### [Data records]
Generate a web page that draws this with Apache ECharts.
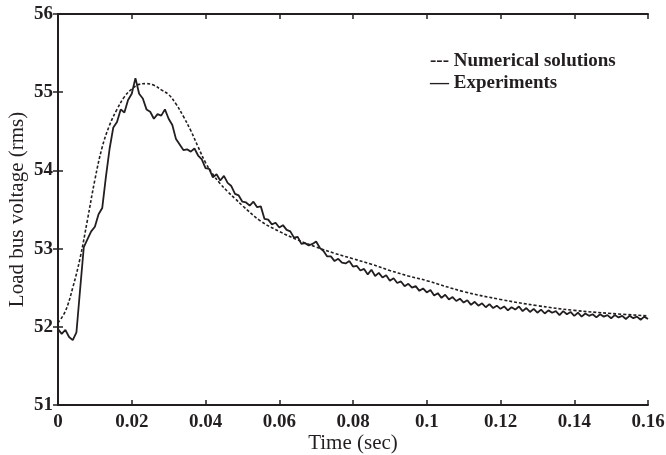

==

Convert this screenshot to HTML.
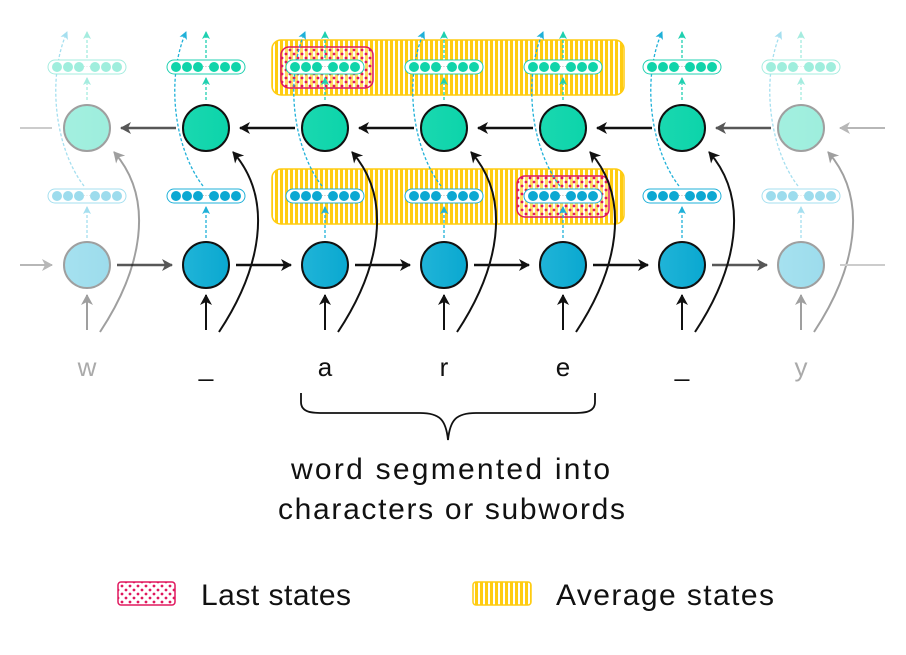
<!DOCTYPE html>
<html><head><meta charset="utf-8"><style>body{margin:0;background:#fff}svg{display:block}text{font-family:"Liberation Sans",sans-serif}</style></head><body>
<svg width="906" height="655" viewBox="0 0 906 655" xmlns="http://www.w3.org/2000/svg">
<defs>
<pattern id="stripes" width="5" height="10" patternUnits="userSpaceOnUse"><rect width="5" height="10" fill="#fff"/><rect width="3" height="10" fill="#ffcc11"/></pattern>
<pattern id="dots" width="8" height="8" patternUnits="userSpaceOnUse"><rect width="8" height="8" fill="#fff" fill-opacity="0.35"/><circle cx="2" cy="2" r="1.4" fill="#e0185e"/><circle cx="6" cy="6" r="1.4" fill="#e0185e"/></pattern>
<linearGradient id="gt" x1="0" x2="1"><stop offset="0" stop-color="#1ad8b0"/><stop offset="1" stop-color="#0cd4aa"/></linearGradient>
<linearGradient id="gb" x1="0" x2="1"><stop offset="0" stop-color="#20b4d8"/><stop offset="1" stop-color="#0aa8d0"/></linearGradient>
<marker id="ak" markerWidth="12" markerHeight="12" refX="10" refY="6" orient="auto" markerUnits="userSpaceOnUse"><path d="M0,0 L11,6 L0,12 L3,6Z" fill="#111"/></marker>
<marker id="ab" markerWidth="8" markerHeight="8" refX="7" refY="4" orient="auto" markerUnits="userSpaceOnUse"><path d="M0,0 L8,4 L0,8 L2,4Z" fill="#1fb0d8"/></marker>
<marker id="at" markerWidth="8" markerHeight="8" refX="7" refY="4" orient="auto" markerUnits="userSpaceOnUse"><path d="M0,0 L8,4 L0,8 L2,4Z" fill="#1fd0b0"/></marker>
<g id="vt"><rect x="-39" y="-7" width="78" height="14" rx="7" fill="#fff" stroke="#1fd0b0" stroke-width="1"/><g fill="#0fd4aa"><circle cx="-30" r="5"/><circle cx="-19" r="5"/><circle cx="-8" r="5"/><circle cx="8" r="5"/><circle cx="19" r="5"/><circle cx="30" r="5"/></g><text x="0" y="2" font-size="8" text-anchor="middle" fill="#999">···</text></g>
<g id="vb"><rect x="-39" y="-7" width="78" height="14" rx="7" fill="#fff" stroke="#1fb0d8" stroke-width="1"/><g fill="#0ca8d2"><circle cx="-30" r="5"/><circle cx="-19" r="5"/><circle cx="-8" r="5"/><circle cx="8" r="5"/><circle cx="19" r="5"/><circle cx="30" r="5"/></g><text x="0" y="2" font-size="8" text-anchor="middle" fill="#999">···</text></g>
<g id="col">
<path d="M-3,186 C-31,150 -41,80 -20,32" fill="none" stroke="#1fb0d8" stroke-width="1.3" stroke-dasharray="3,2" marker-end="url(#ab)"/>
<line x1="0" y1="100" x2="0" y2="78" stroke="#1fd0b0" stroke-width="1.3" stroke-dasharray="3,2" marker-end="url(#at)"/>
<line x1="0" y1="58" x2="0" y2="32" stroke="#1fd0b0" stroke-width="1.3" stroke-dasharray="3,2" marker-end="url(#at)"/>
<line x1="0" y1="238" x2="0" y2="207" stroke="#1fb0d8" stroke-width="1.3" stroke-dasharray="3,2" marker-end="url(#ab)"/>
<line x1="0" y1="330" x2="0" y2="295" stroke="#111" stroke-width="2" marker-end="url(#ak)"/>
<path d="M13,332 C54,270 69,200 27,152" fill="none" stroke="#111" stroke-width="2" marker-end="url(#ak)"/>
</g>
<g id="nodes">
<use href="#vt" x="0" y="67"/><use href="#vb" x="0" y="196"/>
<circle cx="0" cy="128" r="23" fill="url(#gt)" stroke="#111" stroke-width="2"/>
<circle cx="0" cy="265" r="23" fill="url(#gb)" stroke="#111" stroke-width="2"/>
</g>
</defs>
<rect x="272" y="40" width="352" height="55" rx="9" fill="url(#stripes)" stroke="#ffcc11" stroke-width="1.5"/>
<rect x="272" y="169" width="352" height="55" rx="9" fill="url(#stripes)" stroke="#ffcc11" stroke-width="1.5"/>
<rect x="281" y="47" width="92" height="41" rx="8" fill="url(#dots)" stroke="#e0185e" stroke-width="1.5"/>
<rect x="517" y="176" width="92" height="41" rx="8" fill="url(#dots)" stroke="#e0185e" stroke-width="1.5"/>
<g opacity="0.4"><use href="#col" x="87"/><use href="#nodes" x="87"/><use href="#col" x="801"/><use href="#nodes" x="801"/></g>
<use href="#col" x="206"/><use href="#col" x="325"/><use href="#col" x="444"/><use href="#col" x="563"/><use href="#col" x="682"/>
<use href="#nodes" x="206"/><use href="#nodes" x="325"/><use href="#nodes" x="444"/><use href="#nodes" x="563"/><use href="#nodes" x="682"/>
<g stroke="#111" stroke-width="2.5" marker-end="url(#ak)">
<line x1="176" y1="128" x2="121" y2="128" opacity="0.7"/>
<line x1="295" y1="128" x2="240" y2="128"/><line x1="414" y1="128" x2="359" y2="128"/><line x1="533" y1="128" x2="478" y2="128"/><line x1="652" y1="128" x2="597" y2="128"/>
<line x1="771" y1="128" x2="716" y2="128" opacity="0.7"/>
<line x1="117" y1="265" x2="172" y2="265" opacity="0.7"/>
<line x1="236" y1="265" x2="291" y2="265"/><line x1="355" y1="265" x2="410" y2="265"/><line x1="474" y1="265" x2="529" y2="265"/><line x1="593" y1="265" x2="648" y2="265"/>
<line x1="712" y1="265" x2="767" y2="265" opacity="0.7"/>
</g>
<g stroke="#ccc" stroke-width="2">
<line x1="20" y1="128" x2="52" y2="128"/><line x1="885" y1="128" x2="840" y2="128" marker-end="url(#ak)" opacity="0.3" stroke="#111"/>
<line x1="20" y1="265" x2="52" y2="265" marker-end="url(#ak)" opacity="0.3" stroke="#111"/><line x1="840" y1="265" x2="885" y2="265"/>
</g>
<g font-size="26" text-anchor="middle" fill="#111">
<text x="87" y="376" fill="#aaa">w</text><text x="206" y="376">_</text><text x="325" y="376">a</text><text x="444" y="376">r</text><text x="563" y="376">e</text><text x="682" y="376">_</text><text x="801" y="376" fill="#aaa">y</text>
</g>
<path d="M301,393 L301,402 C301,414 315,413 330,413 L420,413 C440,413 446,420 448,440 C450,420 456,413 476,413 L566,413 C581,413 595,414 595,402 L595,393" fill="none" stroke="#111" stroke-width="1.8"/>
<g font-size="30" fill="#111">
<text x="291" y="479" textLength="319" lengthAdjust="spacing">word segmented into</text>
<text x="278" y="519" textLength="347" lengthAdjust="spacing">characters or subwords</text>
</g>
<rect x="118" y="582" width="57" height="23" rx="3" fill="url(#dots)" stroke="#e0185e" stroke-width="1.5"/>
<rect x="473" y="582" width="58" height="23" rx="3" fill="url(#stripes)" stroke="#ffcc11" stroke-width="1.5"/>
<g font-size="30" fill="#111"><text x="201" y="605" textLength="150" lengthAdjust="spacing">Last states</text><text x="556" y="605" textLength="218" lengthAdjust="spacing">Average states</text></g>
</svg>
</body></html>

--

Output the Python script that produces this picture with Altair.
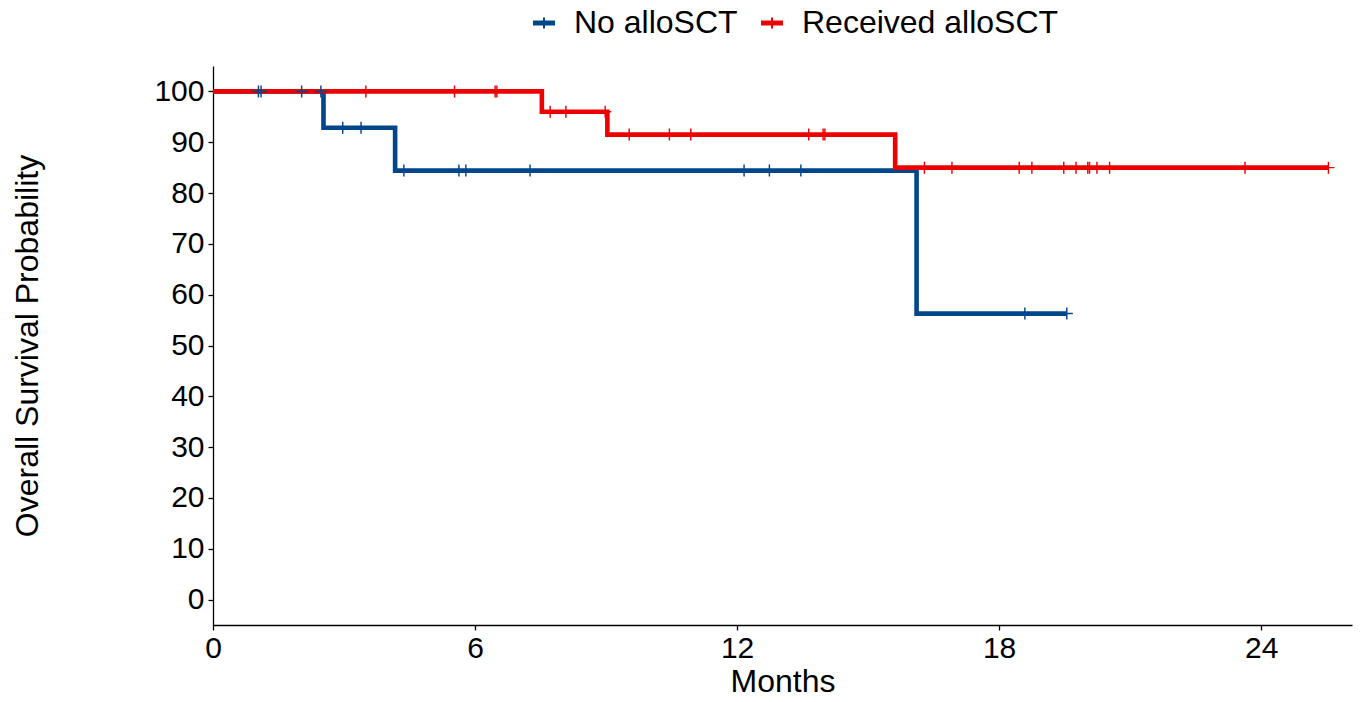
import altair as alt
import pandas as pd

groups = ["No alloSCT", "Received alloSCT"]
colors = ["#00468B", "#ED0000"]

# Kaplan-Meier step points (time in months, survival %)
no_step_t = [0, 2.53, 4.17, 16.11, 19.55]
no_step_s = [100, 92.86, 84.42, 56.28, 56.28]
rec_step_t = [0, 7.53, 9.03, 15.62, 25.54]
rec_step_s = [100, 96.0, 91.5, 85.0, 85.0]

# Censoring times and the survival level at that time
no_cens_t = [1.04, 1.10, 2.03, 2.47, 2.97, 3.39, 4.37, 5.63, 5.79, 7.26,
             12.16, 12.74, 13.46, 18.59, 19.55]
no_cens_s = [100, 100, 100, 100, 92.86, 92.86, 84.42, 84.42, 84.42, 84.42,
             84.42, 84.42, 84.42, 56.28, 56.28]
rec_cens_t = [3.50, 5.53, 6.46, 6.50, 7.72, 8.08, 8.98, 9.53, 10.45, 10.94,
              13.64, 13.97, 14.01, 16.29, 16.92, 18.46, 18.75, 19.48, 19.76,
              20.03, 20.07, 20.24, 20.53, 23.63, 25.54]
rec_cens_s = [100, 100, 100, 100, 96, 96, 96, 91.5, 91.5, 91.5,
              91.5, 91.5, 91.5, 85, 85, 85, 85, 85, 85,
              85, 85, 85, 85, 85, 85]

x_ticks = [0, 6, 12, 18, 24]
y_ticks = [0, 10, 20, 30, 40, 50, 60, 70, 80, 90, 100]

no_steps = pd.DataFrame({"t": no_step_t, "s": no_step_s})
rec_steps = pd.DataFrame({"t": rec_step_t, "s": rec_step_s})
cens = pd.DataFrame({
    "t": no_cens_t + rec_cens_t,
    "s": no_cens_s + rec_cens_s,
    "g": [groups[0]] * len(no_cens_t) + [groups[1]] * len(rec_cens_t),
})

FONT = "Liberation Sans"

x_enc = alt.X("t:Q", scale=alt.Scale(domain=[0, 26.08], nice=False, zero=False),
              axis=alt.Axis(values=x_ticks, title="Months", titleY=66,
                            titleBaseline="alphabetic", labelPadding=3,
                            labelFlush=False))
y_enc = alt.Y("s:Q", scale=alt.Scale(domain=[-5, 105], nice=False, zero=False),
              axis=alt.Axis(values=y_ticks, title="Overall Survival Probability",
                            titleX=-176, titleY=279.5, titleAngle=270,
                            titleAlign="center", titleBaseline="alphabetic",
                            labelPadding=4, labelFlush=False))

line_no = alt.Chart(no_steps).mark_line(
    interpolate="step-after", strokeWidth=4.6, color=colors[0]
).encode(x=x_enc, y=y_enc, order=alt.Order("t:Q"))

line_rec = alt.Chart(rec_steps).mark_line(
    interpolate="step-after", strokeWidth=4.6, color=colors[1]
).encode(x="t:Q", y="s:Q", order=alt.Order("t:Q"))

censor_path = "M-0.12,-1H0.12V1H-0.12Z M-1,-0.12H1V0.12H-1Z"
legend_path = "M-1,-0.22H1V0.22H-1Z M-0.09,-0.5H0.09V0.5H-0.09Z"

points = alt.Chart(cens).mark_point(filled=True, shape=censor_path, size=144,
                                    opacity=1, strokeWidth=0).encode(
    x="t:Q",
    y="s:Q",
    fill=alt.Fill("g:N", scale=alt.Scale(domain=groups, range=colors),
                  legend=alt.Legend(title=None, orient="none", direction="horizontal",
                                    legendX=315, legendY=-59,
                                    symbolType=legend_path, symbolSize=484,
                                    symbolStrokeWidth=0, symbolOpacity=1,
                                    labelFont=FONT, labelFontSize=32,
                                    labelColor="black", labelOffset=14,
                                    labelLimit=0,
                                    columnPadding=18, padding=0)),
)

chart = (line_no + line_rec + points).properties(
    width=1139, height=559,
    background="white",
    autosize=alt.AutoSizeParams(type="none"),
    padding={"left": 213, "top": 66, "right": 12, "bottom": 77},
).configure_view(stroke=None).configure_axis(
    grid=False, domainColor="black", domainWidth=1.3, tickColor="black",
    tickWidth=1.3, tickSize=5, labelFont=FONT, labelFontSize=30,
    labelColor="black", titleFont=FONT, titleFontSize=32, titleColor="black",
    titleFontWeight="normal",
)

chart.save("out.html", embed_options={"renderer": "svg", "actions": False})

### [Exercise task]
Quote exactly what appears from the line containing "Output the Python" through the line containing "85, 85, 85, 85, 85, 85]", both included, except for the pictures, and nothing more.

### [In response]
Output the Python script that produces this picture with Altair.
import altair as alt
import pandas as pd

groups = ["No alloSCT", "Received alloSCT"]
colors = ["#00468B", "#ED0000"]

# Kaplan-Meier step points (time in months, survival %)
no_step_t = [0, 2.53, 4.17, 16.11, 19.55]
no_step_s = [100, 92.86, 84.42, 56.28, 56.28]
rec_step_t = [0, 7.53, 9.03, 15.62, 25.54]
rec_step_s = [100, 96.0, 91.5, 85.0, 85.0]

# Censoring times and the survival level at that time
no_cens_t = [1.04, 1.10, 2.03, 2.47, 2.97, 3.39, 4.37, 5.63, 5.79, 7.26,
             12.16, 12.74, 13.46, 18.59, 19.55]
no_cens_s = [100, 100, 100, 100, 92.86, 92.86, 84.42, 84.42, 84.42, 84.42,
             84.42, 84.42, 84.42, 56.28, 56.28]
rec_cens_t = [3.50, 5.53, 6.46, 6.50, 7.72, 8.08, 8.98, 9.53, 10.45, 10.94,
              13.64, 13.97, 14.01, 16.29, 16.92, 18.46, 18.75, 19.48, 19.76,
              20.03, 20.07, 20.24, 20.53, 23.63, 25.54]
rec_cens_s = [100, 100, 100, 100, 96, 96, 96, 91.5, 91.5, 91.5,
              91.5, 91.5, 91.5, 85, 85, 85, 85, 85, 85,
              85, 85, 85, 85, 85, 85]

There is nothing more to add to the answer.